In Windows, it is easy to dump the newly allocated memory by take two snapshots of the process memory space. I dumped the ‘cache’ data for main.js, it is about 115 MB. The data includes the data that represents the source text.

Then all scope names could be found by extract the strings start with 'source.js ', its about 49811 scope names in total.

source.js meta.group.js meta.function.js meta.block.js meta.group.js meta.function.js meta.block.js meta.function.js meta.block.js meta.function-call.arguments.js meta.group.js meta.function-call.arguments.js meta.group.js
source.js meta.group.js meta.function.js meta.block.js meta.group.js meta.mapping.js meta.group.js meta.function.js meta.block.js meta.function.js meta.block.js meta.function.js meta.block.js meta.conditional.js meta.block.js meta.conditional.js meta.brackets.js punctuation.section.brackets.end.js
… (49809 more)

All such strings sum up to ~17 MB (17,817,024 bytes includes ‘\0’ for each name).
We can tokenize the scope names (when parsing the .sublime-syntax file), and make a token table: 0=source.js, 1=meta.group.js; there are 160 such tokens;
so a single byte is enough to represent a token, this will reduce the all the strings to ~1MB from 17MB, saving 16MB from the cache data (115MB).

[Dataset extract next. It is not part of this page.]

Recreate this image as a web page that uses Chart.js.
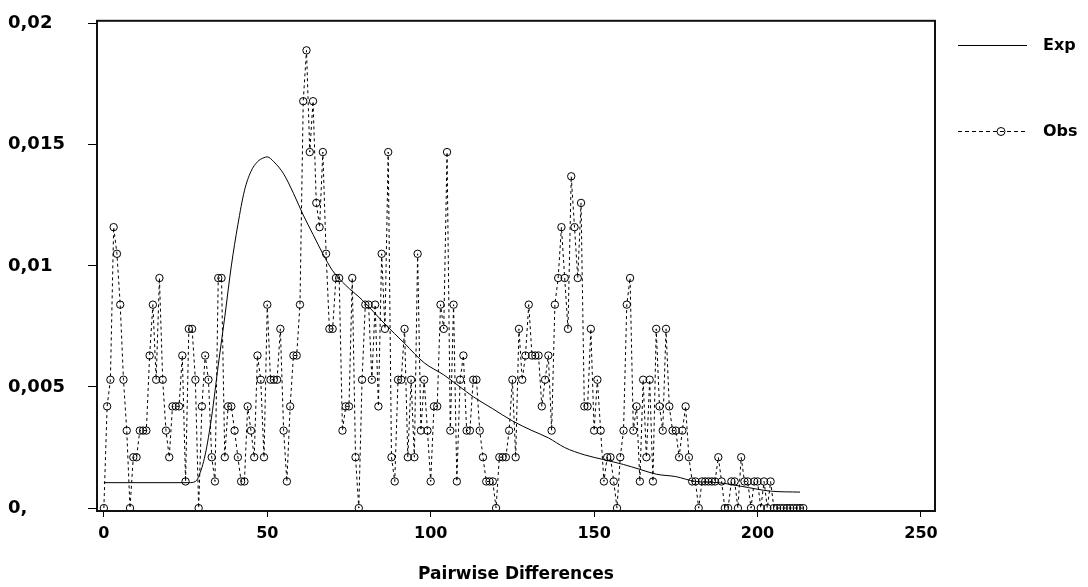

Also the scope names are used to match some contexts (e.g., coloring, keybindings, bracket matching, indentation rules), it is fast to compose a literal scope name from the tokenized representation. The scope matching also need to tokenize the full name (at least it have to determine the boundry of tokens), so it will help if we have already tokenized them.

This is just a simple thought based on the observation outside of internal implementation.
And surely you engine team can make more practical optimizations, such as structure optimizations.